Мы вряд ли узнаем, кто поджег портрет этого Дориана Грея. Кремль или он сам – не суть важно. Важнее, что его самого, я видел, замучила чертова молодость. Это, конечно, не повод жалеть его. Но когда я встречу его, постаревшего, то все же – заговорю. Правда, чтобы задать только один вопрос.

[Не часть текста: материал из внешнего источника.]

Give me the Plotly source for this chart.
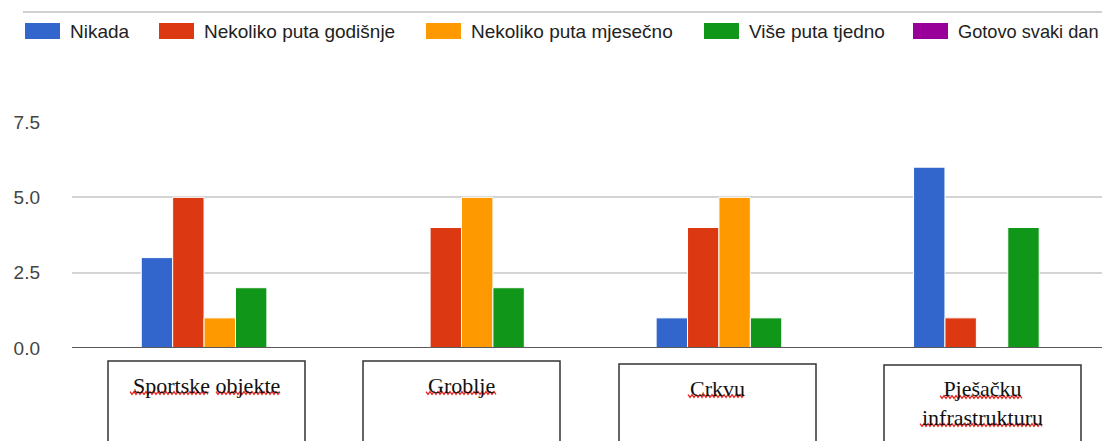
import numpy as np
import plotly.graph_objects as go

# ---- data ----
categories = ["Sportske objekte", "Groblje", "Crkvu", "Pješačku infrastrukturu"]
category_lines = [["Sportske objekte"], ["Groblje"], ["Crkvu"], ["Pješačku", "infrastrukturu"]]
series_names = ["Nikada", "Nekoliko puta godišnje", "Nekoliko puta mjesečno",
                "Više puta tjedno", "Gotovo svaki dan"]
nikada = [3, 0, 1, 6]
godisnje = [5, 4, 4, 1]
mjesecno = [1, 5, 5, 0]
tjedno = [2, 2, 1, 4]
svaki_dan = [0, 0, 0, 0]
y_ticks = [0.0, 2.5, 5.0, 7.5]

series_values = [nikada, godisnje, mjesecno, tjedno, svaki_dan]
colors = ["#3366cc", "#dc3912", "#ff9900", "#109618", "#990099"]

# ---- page geometry (pixels) ----
W, H = 1102, 441
L, R, T, B = 72, 0, 122, 93


def px_x(p):
    return (p - L) / (W - L - R)


def px_y(p):
    return (H - B - p) / (H - T - B)


fig = go.Figure()
for name, vals, col in zip(series_names, series_values, colors):
    fig.add_trace(go.Bar(
        x=categories, y=vals, name=name, showlegend=False,
        marker=dict(color=col, line=dict(color="white", width=1)),
    ))

shapes = []
annotations = []

# rule above the legend
shapes.append(dict(type="line", xref="paper", yref="paper",
                   x0=px_x(23), x1=px_x(W), y0=px_y(12), y1=px_y(12),
                   line=dict(color="#d0d0d0", width=2)))

# legend swatches and labels
swatch_left = [25, 159, 426, 704, 913]
label_size = [19, 19, 19, 19, 18.2]
for name, col, sx, fs in zip(series_names, colors, swatch_left, label_size):
    shapes.append(dict(type="rect", xref="paper", yref="paper",
                       x0=px_x(sx), x1=px_x(sx + 35), y0=px_y(23), y1=px_y(39),
                       fillcolor=col, line=dict(width=0)))
    annotations.append(dict(text=name, xref="paper", yref="paper",
                            x=px_x(sx + 43), y=px_y(31.5), xanchor="left", yanchor="middle",
                            showarrow=False,
                            font=dict(family="Liberation Sans, Arial", size=fs, color="#222222")))

# baseline drawn over the bars
shapes.append(dict(type="line", xref="paper", yref="y", x0=0, x1=1, y0=0, y1=0,
                   layer="above", line=dict(color="#5a5a5a", width=2)))

# category label boxes
boxes = [(108, 305, 361), (363, 560, 361), (619, 816, 364), (884, 1081, 365)]
text_top = [385, 385, 388, 388]
for lines, (bx0, bx1, by0), ty in zip(category_lines, boxes, text_top):
    shapes.append(dict(type="rect", xref="paper", yref="paper",
                       x0=px_x(bx0), x1=px_x(bx1), y0=px_y(by0), y1=px_y(460),
                       line=dict(color="#333333", width=1.5), fillcolor="rgba(0,0,0,0)"))
    annotations.append(dict(text="<br>".join(lines), xref="paper", yref="paper",
                            x=px_x((bx0 + bx1) / 2), y=px_y(ty - 14),
                            xanchor="center", yanchor="top", align="center", showarrow=False,
                            font=dict(family="Liberation Serif, Times New Roman", size=22,
                                      color="#111111")))

# spell-check squiggles under the label words
squiggles = [(130, 208, 393), (216, 280, 393), (426, 497, 393), (688, 744, 396),
             (940, 1022, 397), (920, 1043, 425)]
for x0, x1, yy in squiggles:
    xs = np.arange(x0, x1 + 0.1, 2.0)
    ys = yy + np.where(np.arange(len(xs)) % 2 == 0, -1.4, 1.4)
    path = "M" + " L".join(f"{px_x(a):.5f},{px_y(b):.5f}" for a, b in zip(xs, ys))
    shapes.append(dict(type="path", xref="paper", yref="paper", path=path,
                       line=dict(color="#e3261f", width=1.3)))

fig.update_layout(
    width=W, height=H,
    margin=dict(l=L, r=R, t=T, b=B, pad=0),
    paper_bgcolor="white", plot_bgcolor="white",
    barmode="group", bargap=0.39, bargroupgap=0.0,
    font=dict(family="Liberation Sans, Arial", size=19, color="#444444"),
    shapes=shapes, annotations=annotations,
    xaxis=dict(showticklabels=False, showgrid=False, zeroline=False, showline=False,
               ticks="", fixedrange=True, range=[-0.574, 3.427]),
    yaxis=dict(range=[0, 7.5], tickvals=y_ticks, tickformat=".1f",
               showgrid=True, gridcolor="#d4d4d4", gridwidth=1.5,
               zeroline=False, showline=False, ticks="", ticklabelstandoff=31,
               tickfont=dict(size=19, color="#444444")),
)

fig.write_html("out.html")
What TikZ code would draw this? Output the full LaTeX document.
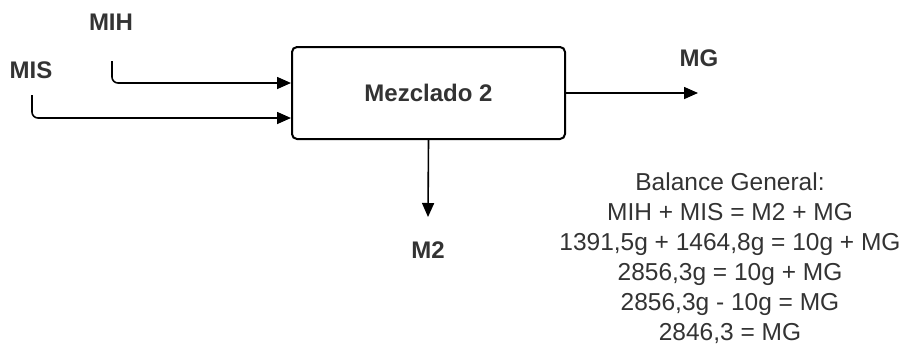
\documentclass[tikz,border=0pt]{standalone}
\usepackage{fontspec}
\setmainfont{Liberation Sans}
\usetikzlibrary{arrows.meta}
\definecolor{txt}{HTML}{333333}
\tikzset{
  lbl/.style={text=txt, font=\fontsize{24}{28}\selectfont\bfseries, inner sep=0pt},
  procbox/.style={draw=black, line width=2pt, rounded corners=5pt, minimum width=273pt, minimum height=92pt, inner sep=0pt, text=txt, font=\fontsize{24}{28}\selectfont\bfseries},
  flow/.style={draw=black, line width=1.6pt, -{Triangle[length=14pt,width=12pt]}},
  baltext/.style={text=txt, align=center, inner sep=0pt, font=\fontsize{24.5}{30}\selectfont}
}
\begin{document}
\begin{tikzpicture}[x=1pt,y=-1pt]
\useasboundingbox (0,0) rectangle (909,346);
\node[procbox] (box) at (428.5,93) {Mezclado 2};
\node[lbl] (mih) at (111,22) {MIH};
\node[lbl] (mis) at (31,70) {MIS};
\node[lbl] (mg) at (699,58) {MG};
\node[lbl] (m2) at (428,250) {M2};
\coordinate (mihstart) at (112,61);
\coordinate (misstart) at (32,95);
\coordinate (mgend) at (698,93);
\coordinate (m2end) at (428,217);
\draw[flow, rounded corners=6pt] (mihstart) |- ([yshift=10pt]box.west);
\draw[flow, rounded corners=6pt] (misstart) |- ([yshift=-25pt]box.west);
\draw[flow] (box.east) -- (mgend);
\draw[flow] (box.south) -- (m2end);
\node[baltext] (bal) at (730,258) {Balance General:\\MIH + MIS = M2 + MG\\1391,5g + 1464,8g = 10g + MG\\2856,3g = 10g + MG\\2856,3g - 10g = MG\\2846,3 = MG};
\end{tikzpicture}
\end{document}
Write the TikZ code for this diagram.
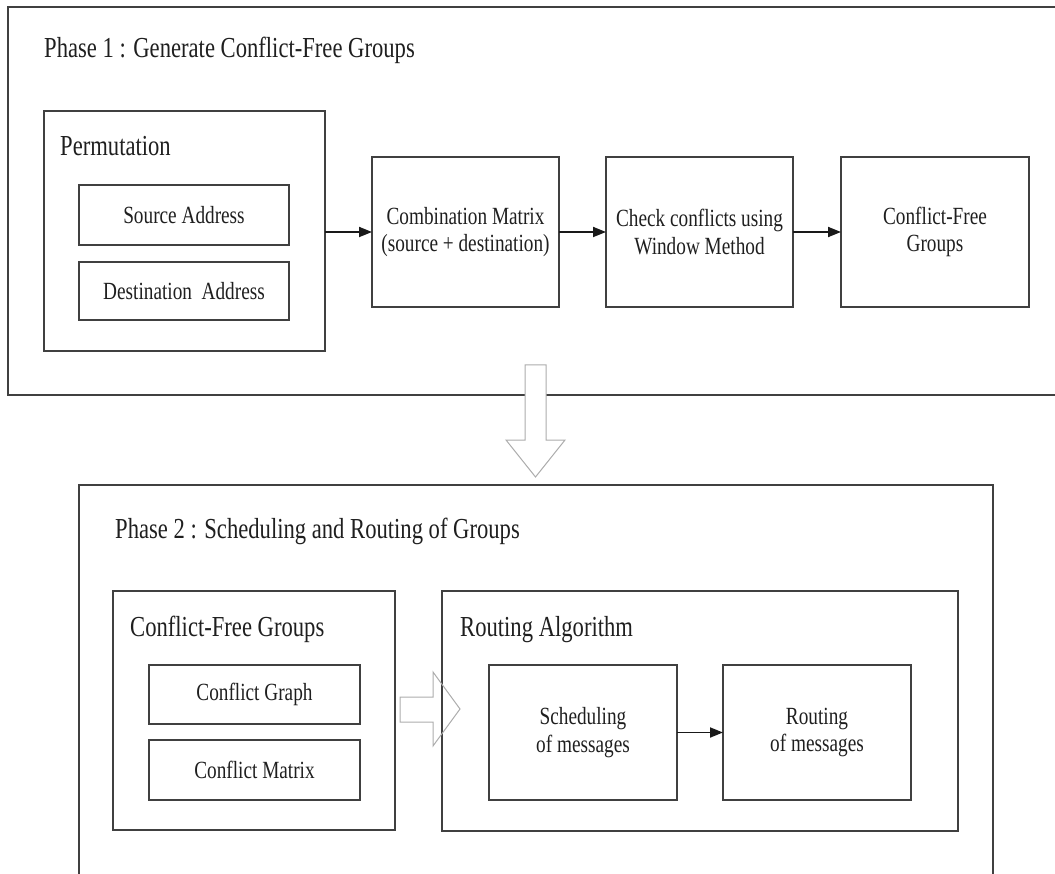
\documentclass[tikz,border=0pt]{standalone}
\usepackage{fontspec}
\setmainfont[FakeStretch=0.78]{Liberation Serif}
\usetikzlibrary{arrows.meta}
\begin{document}
\begin{tikzpicture}[x=1pt,y=-1pt,
  frame/.style={draw=black!75, line width=1.8pt, inner sep=0pt, outer sep=0pt},
  title/.style={font=\fontsize{29}{32}\selectfont, text=black!88, inner sep=0pt, anchor=base west},
  label/.style={font=\fontsize{24.7}{27.5}\selectfont, text=black!88, inner sep=0pt, align=center},
  flow/.style={draw=black!90, line width=1.8pt, -{Triangle[length=13pt,width=10pt]}},
  hollow/.style={draw=gray!65, line width=1pt, line join=miter}]
\useasboundingbox (0,0) rectangle (1055,874);
\clip (0,0) rectangle (1055,874);

% ---------------- Phase 1 ----------------
\node[frame, minimum width=1067pt, minimum height=388pt] (phaseone) at (541.5,201) {};
\node[title] (phaseonet) at (44,58) {Phase 1 : Generate Conflict-Free Groups};

\node[frame, minimum width=281pt, minimum height=240pt] (perm) at (184.5,231) {};
\node[title] (permt) at (60,156) {Permutation};
\node[frame, label, minimum width=210pt, minimum height=60pt] (src) at (184,215) {Source Address};
\node[frame, label, minimum width=210pt, minimum height=58pt] (dst) at (184,291) {Destination~~Address};

\node[frame, label, minimum width=187pt, minimum height=150pt] (comb) at (465.5,232)
  {Combination Matrix\\(source + destination)};
\node[frame, label, minimum width=187pt, minimum height=150pt] (check) at (699.5,232)
  {Check conflicts using\\Window Method};
\node[frame, label, minimum width=188pt, minimum height=150pt] (cfg) at (935,232)
  {Conflict-Free\\Groups};

\draw[flow] (perm.east |- comb.west) -- (comb.west);
\draw[flow] (comb) -- (check);
\draw[flow] (check) -- (cfg);

% hollow arrow leading from phase 1 to phase 2
\draw[hollow, fill=white] (525,365) -- (546,365) -- (546,440) -- (565,440)
  -- (535.5,477) -- (506,440) -- (525,440) -- cycle;

% ---------------- Phase 2 ----------------
\node[frame, minimum width=914pt, minimum height=435pt] (phasetwo) at (536,702.5) {};
\node[title] (phasetwot) at (115,538) {Phase 2 : Scheduling and Routing of Groups};

\node[frame, minimum width=282pt, minimum height=239pt] (cfgroups) at (254,710.5) {};
\node[title] (cfgroupst) at (130,636) {Conflict-Free Groups};
\node[frame, label, minimum width=211pt, minimum height=59pt] (cgraph) at (254.5,694.5) {Conflict Graph};
\node[frame, label, minimum width=211pt, minimum height=60pt] (cmatrix) at (254.5,770) {Conflict Matrix};

\node[frame, minimum width=516pt, minimum height=240pt] (routalg) at (700,711) {};
\node[title] (routalgt) at (460,636) {Routing Algorithm};
\node[frame, label, minimum width=188pt, minimum height=135pt] (sched) at (583,732.5)
  {Scheduling\\of messages};
\node[frame, label, minimum width=188pt, minimum height=135pt] (routm) at (817,732.5)
  {Routing\\of messages};

\draw[flow] (sched) -- (routm);

% hollow arrow from the groups into the routing algorithm
\draw[hollow] (400,697) -- (433,697) -- (433,672) -- (460,709) -- (433,746)
  -- (433,722) -- (400,722) -- cycle;
\end{tikzpicture}
\end{document}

На Селигере есть такая традиция – активистов женить. На сцене перед нафлагованной площадью молодожены на Селигере-2011 стоят во всем парадном: костюмы-тройки, кружевные платья. Казалось бы – вот тут и умереть от жары. Но их знобит: смотрят же на них тысячи и сам Василий Якеменко – поздравительную речь говорит. А в этот момент в тени, за сценой, прислушиваюсь я. Приведу речь главы Росмолодежи почти полностью, это важно:

«Молодые да и немолодые пары часто делают одну ошибку. Когда они ссорятся, жених обращается за советом к своим друзьям и родителям. И они, конечно, встают на его сторону. А невеста идет к своим родителям и подругам. Те встают на сторону невесты. И только один человек будет всегда на вашей стороне, на стороне вашей семьи. Это я! (аплодисменты) Запомните! Если вы захотите принять какое-то решение не в пользу вашей семьи – умоляю – свяжитесь в первую очередь со мной!..» (аплодисменты)

Если бы вот сейчас кто-то увидел мое напряженное лицо, то подумал, что я любовник одной из невест. А я всего лишь уже слышал эту речь, слово-в-слово, на этом же месте за сценой, в тени, ровно год назад. Предполагаю, она тут звучала и в еще более ранние годы. В связи с этим, у меня к Василию Григорьевичу будет вопрос: хоть кто-нибудь ему потом позвонил?